J. Beale Feb. 15 2006
The Sony FX1 camera can record a lot of
detail. Sometimes, when downconverting to produce
a standard-definition DVD, you have too much. Here is one
example from
an interview that I did, examining a detail area by a shirt collar. The
images below are a 1:1 crop from an original HDV frame (using square
pixels at 1920x1080). The camera "sharpness" was set to 14; a high
setting which for some cases yields good results. In the
original frame shown below at top left, the fine pattern of a shirt is
reproduced with some
moire patterns, but the image looks fine at the original resolution on
a laptop screen. When I simply exported the project from Vegas 6
as a 720x480 widescreen AVI for conversion to DVD, I saw severe moire
artifacts on
the shirt (see below).
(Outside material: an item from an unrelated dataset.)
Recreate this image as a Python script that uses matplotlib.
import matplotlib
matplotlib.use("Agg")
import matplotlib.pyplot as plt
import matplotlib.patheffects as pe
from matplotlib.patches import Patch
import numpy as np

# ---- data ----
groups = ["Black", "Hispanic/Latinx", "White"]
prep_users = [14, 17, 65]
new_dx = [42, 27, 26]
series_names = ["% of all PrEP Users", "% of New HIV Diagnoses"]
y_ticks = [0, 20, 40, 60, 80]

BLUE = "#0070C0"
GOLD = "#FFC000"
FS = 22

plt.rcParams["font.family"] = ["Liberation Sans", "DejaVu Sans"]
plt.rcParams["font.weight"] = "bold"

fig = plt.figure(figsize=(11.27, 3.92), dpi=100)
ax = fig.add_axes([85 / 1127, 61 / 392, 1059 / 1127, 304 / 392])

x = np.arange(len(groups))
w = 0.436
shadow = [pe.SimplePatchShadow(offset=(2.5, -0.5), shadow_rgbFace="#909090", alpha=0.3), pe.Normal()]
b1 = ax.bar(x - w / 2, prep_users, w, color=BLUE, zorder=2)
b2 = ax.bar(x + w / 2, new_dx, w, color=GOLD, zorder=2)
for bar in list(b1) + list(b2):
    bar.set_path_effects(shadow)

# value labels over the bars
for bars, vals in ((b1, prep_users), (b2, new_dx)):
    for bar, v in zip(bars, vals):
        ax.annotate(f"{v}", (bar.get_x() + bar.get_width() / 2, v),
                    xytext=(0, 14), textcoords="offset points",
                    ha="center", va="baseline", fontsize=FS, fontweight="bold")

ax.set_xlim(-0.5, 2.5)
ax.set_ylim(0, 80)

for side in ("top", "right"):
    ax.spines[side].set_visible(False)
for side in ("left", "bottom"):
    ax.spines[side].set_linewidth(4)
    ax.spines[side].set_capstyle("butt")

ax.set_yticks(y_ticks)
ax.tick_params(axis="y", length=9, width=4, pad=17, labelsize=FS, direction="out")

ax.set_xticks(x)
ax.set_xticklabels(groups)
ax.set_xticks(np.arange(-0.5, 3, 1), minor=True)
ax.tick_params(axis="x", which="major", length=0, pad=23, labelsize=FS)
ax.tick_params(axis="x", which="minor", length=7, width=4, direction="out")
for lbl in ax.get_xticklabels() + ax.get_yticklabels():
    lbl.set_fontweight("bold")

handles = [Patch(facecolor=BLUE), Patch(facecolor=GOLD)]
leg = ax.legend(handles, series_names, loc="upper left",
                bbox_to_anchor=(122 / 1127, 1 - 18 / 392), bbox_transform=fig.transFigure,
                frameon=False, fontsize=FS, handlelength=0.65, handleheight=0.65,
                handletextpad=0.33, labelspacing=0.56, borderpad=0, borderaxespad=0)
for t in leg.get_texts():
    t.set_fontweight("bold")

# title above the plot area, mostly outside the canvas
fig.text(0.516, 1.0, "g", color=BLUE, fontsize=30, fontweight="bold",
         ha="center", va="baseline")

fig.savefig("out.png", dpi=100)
This was further compounded by the MPEG2
compression on the
DVD, causing the moire bands to pop in and out of view depending on the
bit-budget in each separate half-second GOP. As a result, the DVD
playback looked truly awful on the same laptop that showed the HDV
looking just fine.
You can reduce the fine detail by checking "reduce interlace flicker"
properties but even that may not be adequate. I used a linear blur
filter set at 90 degrees (vertical) and a strength of 0.001 (the
minimum Vegas allows), as shown at the lower left. This resulted
in a reasonable looking downconverted video for DVD.